I always admired people who owned so many books that their bookshelves spread from one corner of a room to another.
Today I collect children’s books and the attic is my Shangri-La, my happy land. You can find me kneeling in front of the shelves, snuggled up on a huge pillow, reading. The shelves spread around all four walls and I built them myself.
Selling books online started as an opportunity to declutter unwanted copies of stuff I’d never read.
Then word spread around and I started getting donations. At first just a few copies but today the book donations are plentiful. Mostly because someone moves to a nursing home or people have passed away. Heirs are happy that the books won’t be thrown away. Sometimes I know the former owner, sometimes I don’t.

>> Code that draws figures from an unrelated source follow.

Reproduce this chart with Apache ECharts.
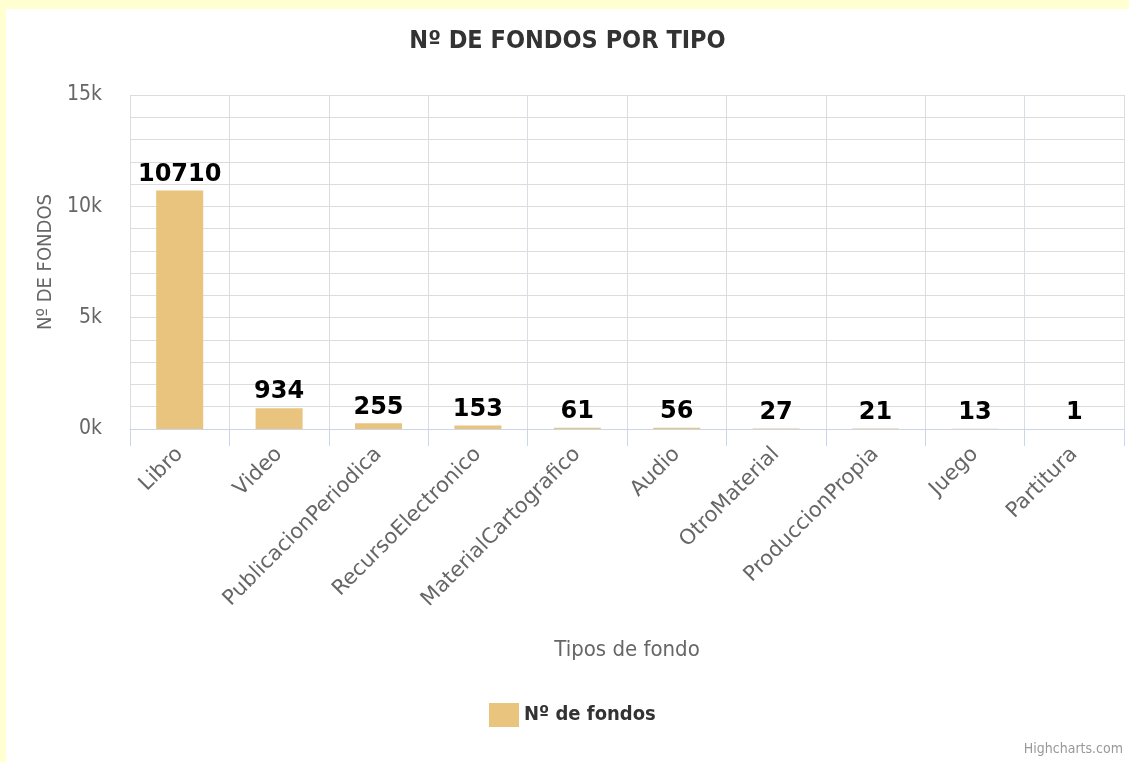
<!DOCTYPE html>
<html>
<head>
<meta charset="utf-8">
<script src="https://cdn.jsdelivr.net/npm/echarts@6/dist/echarts.min.js"></script>
<style>
  html, body { margin: 0; padding: 0; background: #ffffd2; }
  #chart { position: absolute; left: 6px; top: 9px; width: 1123px; height: 753px; background: #ffffff; }
</style>
</head>
<body>
<div id="chart"></div>
<script>
const categories = ["Libro", "Video", "PublicacionPeriodica", "RecursoElectronico", "MaterialCartografico",
  "Audio", "OtroMaterial", "ProduccionPropia", "Juego", "Partitura"];
const fondos = [10710, 934, 255, 153, 61, 56, 27, 21, 13, 1];
const yTicks = [0, 5000, 10000, 15000];

const narrow = "'Liberation Sans Narrow', 'DejaVu Sans Condensed', sans-serif";
const gridColor = "#dcdcdc";
const axisColor = "#ccd6eb";

const chart = echarts.init(document.getElementById("chart"));

chart.setOption({
  animation: false,
  title: {
    text: "Nº DE FONDOS POR TIPO",
    left: "center",
    top: 15,
    textStyle: { fontFamily: narrow, fontSize: 25, fontWeight: "bold", color: "#333333" }
  },
  legend: {
    left: 478,
    top: 689,
    icon: "rect",
    itemWidth: 30,
    itemHeight: 24,
    itemGap: 10,
    textStyle: { fontFamily: narrow, fontSize: 20, fontWeight: "bold", color: "#333333" }
  },
  graphic: [{
    type: "text",
    right: 6,
    top: 733,
    style: { text: "Highcharts.com", fontFamily: narrow, fontSize: 14, fill: "#999999" }
  }],
  grid: { left: 124, right: 5, top: 86, bottom: 333 },
  xAxis: {
    type: "category",
    data: categories,
    name: "Tipos de fondo",
    nameLocation: "middle",
    nameGap: 210,
    nameTextStyle: { fontFamily: narrow, fontSize: 22, color: "#666666" },
    axisLine: { lineStyle: { color: axisColor, width: 1 } },
    axisTick: { show: true, length: 17, lineStyle: { color: axisColor } },
    splitLine: { show: true, lineStyle: { color: "#d8dce3" } },
    axisLabel: { rotate: 45, margin: 22, fontFamily: "'DejaVu Sans', Verdana, sans-serif", fontSize: 21, color: "#666666" }
  },
  yAxis: {
    type: "value",
    min: yTicks[0],
    max: yTicks[yTicks.length - 1],
    interval: 5000,
    name: "Nº DE FONDOS",
    nameLocation: "middle",
    nameRotate: 90,
    nameGap: 74,
    nameTextStyle: { fontFamily: narrow, fontSize: 20, color: "#666666" },
    axisLine: { show: false },
    axisTick: { show: false },
    axisLabel: {
      margin: 28,
      fontFamily: narrow,
      fontSize: 21,
      color: "#666666",
      formatter: (v) => (v / 1000) + "k"
    },
    splitLine: { show: true, lineStyle: { color: gridColor } },
    minorTick: { show: false, splitNumber: 5 },
    minorSplitLine: { show: true, lineStyle: { color: gridColor } }
  },
  series: [{
    name: "Nº de fondos",
    type: "bar",
    data: fondos,
    barWidth: 47,
    itemStyle: { color: "#e8c47f" },
    label: {
      show: true,
      position: "top",
      distance: 4,
      fontFamily: "'DejaVu Sans', Verdana, sans-serif",
      fontWeight: "bold",
      fontSize: 24,
      color: "#000000"
    }
  }]
});
</script>
</body>
</html>
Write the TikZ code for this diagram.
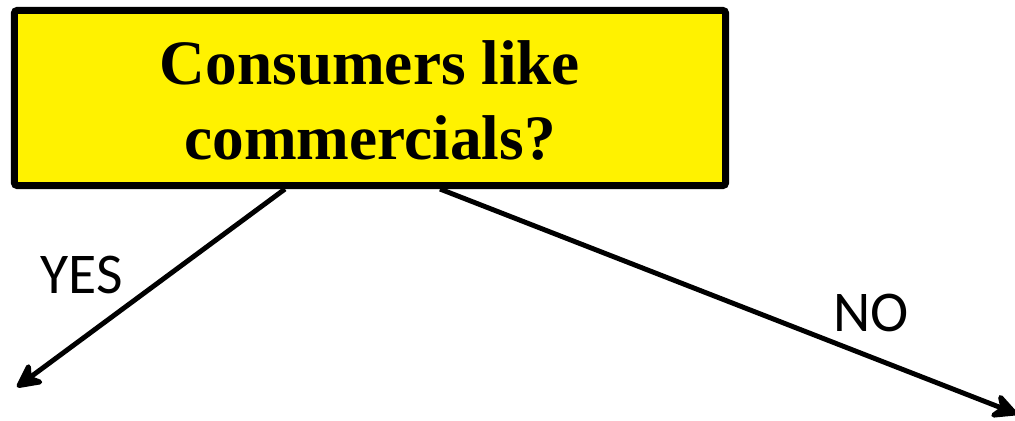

Every donation is different. The books reflect their owners. I get to know them when I sort the donations. Lately I was given the book collection of my former school principal. Apparently she was interested in French literature and paintings. In a pile of brochures I found a playbill of a play she once took the whole school and all the memories came back. The book collection of a neighbor reflected that he was a teacher for Greek, Latin and French. His son loved Alaska and he owned the most stunning coffee table books. Both had a fatal accident while doing rock climbing.
The latest donation is from a relative who I have never met in person. She was a lawyer and passed away at the age of 98. The moving boxes are full of antiquarian books, some from the 19th century, all decorated with her book plate, a coat of arms. Apparently she loved Japanese art, Art Deco and German classics in wonderful, almost pristine volumes.
Opening such moving boxes and sorting the books, I always get lost in them. I can’t help thinking: “What’s the legacy of this person?” All the knowledge, all the life experience, is it gone forever?
My 98 year old relative set up a foundation that gives scholarships to law students, the school principal and my neighbor were teachers who tutored thousands of students. That’s a nice legacy, don’t you think?
But what about the books, you may ask. What happens to them?
Well, I sell them. I sell them to journalists, students, museums, libraries and also to people who just want to read them. I sell them to people all over the world, from Europe, Israel, Russia, Australia and the United States and sometimes I have the nicest conversation. It makes me happy.
With the proceeds I fund the Rainbow Square’s projects. Also a nice legacy, don’t you think?